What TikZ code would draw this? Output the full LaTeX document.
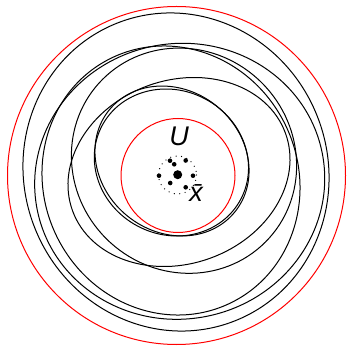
\documentclass[tikz,border=0pt]{standalone}
\usepackage{fontspec}
\setmainfont{Liberation Sans}
\begin{document}
\begin{tikzpicture}[x=1pt,y=-1pt,
  loop/.style={draw=black, line width=1pt},
  redloop/.style={draw=red, line width=1pt},
  bigdot/.style={circle, fill=black, inner sep=0pt, minimum size=9pt},
  middot/.style={circle, fill=black, inner sep=0pt, minimum size=4.6pt},
  lbl/.style={inner sep=0pt, font=\fontsize{27}{30}\selectfont\itshape}]
\useasboundingbox (0,0) rectangle (348,347);
% red circles
\draw[redloop] (176.5,175.5) circle[radius=169];
\draw[redloop] (178,175.5) circle[radius=57];
% black loops
\draw[loop, rotate around={-68.5:(176,172)}] (176,172) ellipse[x radius=160.1, y radius=151.9];
\draw[loop, rotate around={11.3:(179.7,181.3)}] (179.7,181.3) ellipse[x radius=145.3, y radius=137.7];
\draw[loop, rotate around={-63.8:(171,180.5)}] (171,180.5) ellipse[x radius=136.2, y radius=127.2];
\draw[loop, rotate around={-45:(184,160.7)}] (184,160.7) ellipse[x radius=115.1, y radius=110.1];
\draw[loop, rotate around={20:(179,172)}] (179,172) ellipse[x radius=113.3, y radius=91.7];
\draw[loop, rotate around={-39:(172,161)}] (172,161) ellipse[x radius=80.9, y radius=70.8];
\draw[loop, rotate around={-28:(171.4,162.5)}] (171.4,162.5) ellipse[x radius=78.5, y radius=72];
% dotted ring
\draw[line width=1.3pt, line cap=round, dash pattern=on 0pt off 5.5pt] (177.5,175) circle[radius=19];
% dots
\node[bigdot] (c0) at (177.7,174.7) {};
\node[middot] (d1) at (170,160.7) {};
\node[middot] (d2) at (174.2,164.3) {};
\node[middot] (d3) at (185.7,160.5) {};
\node[middot] (d4) at (159,175.7) {};
\node[middot] (d5) at (193,175.7) {};
\node[middot] (d6) at (170.2,183) {};
\node[middot] (d7) at (185.7,187.3) {};
% labels
\node[lbl] (U) at (179,136.5) {U};
\node[lbl, anchor=base] (xbar) at (196,201.7) {\={x}};
\end{tikzpicture}
\end{document}
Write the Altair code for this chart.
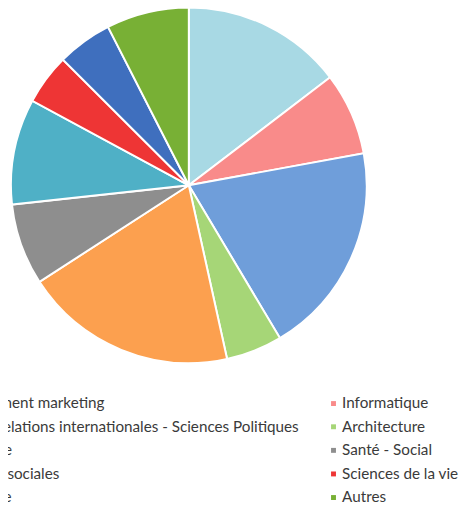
import altair as alt
import pandas as pd

categories = [
    "Management marketing",
    "Informatique",
    "Droit - Relations internationales - Sciences Politiques",
    "Architecture",
    "Ingénierie",
    "Santé - Social",
    "Sciences sociales",
    "Sciences de la vie",
    "Economie",
    "Autres",
]
values = [14.6, 7.5, 19.3, 5.1, 19.3, 7.4, 9.6, 4.6, 5.0, 7.5]
colors = ["#A8D9E4", "#F98B8A", "#6F9EDA", "#A6D677", "#FCA04F",
          "#8E8E8E", "#4FB0C6", "#EE3535", "#3F6FBE", "#78B035"]

# legend grid fills column by column: odd items left, even items right
legend_order = categories[0::2] + categories[1::2]
legend_colors = colors[0::2] + colors[1::2]

df = pd.DataFrame({"cat": categories, "val": values, "ord": list(range(len(categories)))})

chart = alt.Chart(df).mark_arc(radius=181, stroke="white", strokeWidth=2).encode(
    theta=alt.Theta("val:Q", stack=True),
    order=alt.Order("ord:Q"),
    x=alt.value(184),
    y=alt.value(176),
    color=alt.Color(
        "cat:N",
        title=None,
        scale=alt.Scale(domain=legend_order, range=legend_colors),
        legend=alt.Legend(
            orient="none",
            legendX=-79.5,
            legendY=390,
            columns=2,
            columnPadding=27,
            rowPadding=7,
            padding=0,
            symbolType="square",
            symbolSize=25,
            symbolStrokeWidth=0,
            labelOffset=1,
            labelFont="Lato",
            labelFontSize=15.5,
            labelColor="#3a3a3a",
            labelLimit=600,
        ),
    ),
).properties(
    width=461,
    height=501,
    padding=0,
    autosize=alt.AutoSizeParams(type="none"),
).configure_view(stroke=None)

chart.save("out.html", embed_options={"renderer": "svg", "actions": False})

□ □ □ □

Written request | Repeat the material above in full and exactly, omitting the pictures.

Completed exercise |
What TikZ code would draw this? Output the full LaTeX document.
\documentclass[tikz,border=0pt]{standalone}
\usepackage{fontspec}
\setmainfont{Liberation Sans}
\begin{document}
\begin{tikzpicture}[x=1pt,y=-1pt,
  loop/.style={draw=black, line width=1pt},
  redloop/.style={draw=red, line width=1pt},
  bigdot/.style={circle, fill=black, inner sep=0pt, minimum size=9pt},
  middot/.style={circle, fill=black, inner sep=0pt, minimum size=4.6pt},
  lbl/.style={inner sep=0pt, font=\fontsize{27}{30}\selectfont\itshape}]
\useasboundingbox (0,0) rectangle (348,347);
% red circles
\draw[redloop] (176.5,175.5) circle[radius=169];
\draw[redloop] (178,175.5) circle[radius=57];
% black loops
\draw[loop, rotate around={-68.5:(176,172)}] (176,172) ellipse[x radius=160.1, y radius=151.9];
\draw[loop, rotate around={11.3:(179.7,181.3)}] (179.7,181.3) ellipse[x radius=145.3, y radius=137.7];
\draw[loop, rotate around={-63.8:(171,180.5)}] (171,180.5) ellipse[x radius=136.2, y radius=127.2];
\draw[loop, rotate around={-45:(184,160.7)}] (184,160.7) ellipse[x radius=115.1, y radius=110.1];
\draw[loop, rotate around={20:(179,172)}] (179,172) ellipse[x radius=113.3, y radius=91.7];
\draw[loop, rotate around={-39:(172,161)}] (172,161) ellipse[x radius=80.9, y radius=70.8];
\draw[loop, rotate around={-28:(171.4,162.5)}] (171.4,162.5) ellipse[x radius=78.5, y radius=72];
% dotted ring
\draw[line width=1.3pt, line cap=round, dash pattern=on 0pt off 5.5pt] (177.5,175) circle[radius=19];
% dots
\node[bigdot] (c0) at (177.7,174.7) {};
\node[middot] (d1) at (170,160.7) {};
\node[middot] (d2) at (174.2,164.3) {};
\node[middot] (d3) at (185.7,160.5) {};
\node[middot] (d4) at (159,175.7) {};
\node[middot] (d5) at (193,175.7) {};
\node[middot] (d6) at (170.2,183) {};
\node[middot] (d7) at (185.7,187.3) {};
% labels
\node[lbl] (U) at (179,136.5) {U};
\node[lbl, anchor=base] (xbar) at (196,201.7) {\={x}};
\end{tikzpicture}
\end{document}
Write the Altair code for this chart.
import altair as alt
import pandas as pd

categories = [
    "Management marketing",
    "Informatique",
    "Droit - Relations internationales - Sciences Politiques",
    "Architecture",
    "Ingénierie",
    "Santé - Social",
    "Sciences sociales",
    "Sciences de la vie",
    "Economie",
    "Autres",
]
values = [14.6, 7.5, 19.3, 5.1, 19.3, 7.4, 9.6, 4.6, 5.0, 7.5]
colors = ["#A8D9E4", "#F98B8A", "#6F9EDA", "#A6D677", "#FCA04F",
          "#8E8E8E", "#4FB0C6", "#EE3535", "#3F6FBE", "#78B035"]

# legend grid fills column by column: odd items left, even items right
legend_order = categories[0::2] + categories[1::2]
legend_colors = colors[0::2] + colors[1::2]

df = pd.DataFrame({"cat": categories, "val": values, "ord": list(range(len(categories)))})

chart = alt.Chart(df).mark_arc(radius=181, stroke="white", strokeWidth=2).encode(
    theta=alt.Theta("val:Q", stack=True),
    order=alt.Order("ord:Q"),
    x=alt.value(184),
    y=alt.value(176),
    color=alt.Color(
        "cat:N",
        title=None,
        scale=alt.Scale(domain=legend_order, range=legend_colors),
        legend=alt.Legend(
            orient="none",
            legendX=-79.5,
            legendY=390,
            columns=2,
            columnPadding=27,
            rowPadding=7,
            padding=0,
            symbolType="square",
            symbolSize=25,
            symbolStrokeWidth=0,
            labelOffset=1,
            labelFont="Lato",
            labelFontSize=15.5,
            labelColor="#3a3a3a",
            labelLimit=600,
        ),
    ),
).properties(
    width=461,
    height=501,
    padding=0,
    autosize=alt.AutoSizeParams(type="none"),
).configure_view(stroke=None)

chart.save("out.html", embed_options={"renderer": "svg", "actions": False})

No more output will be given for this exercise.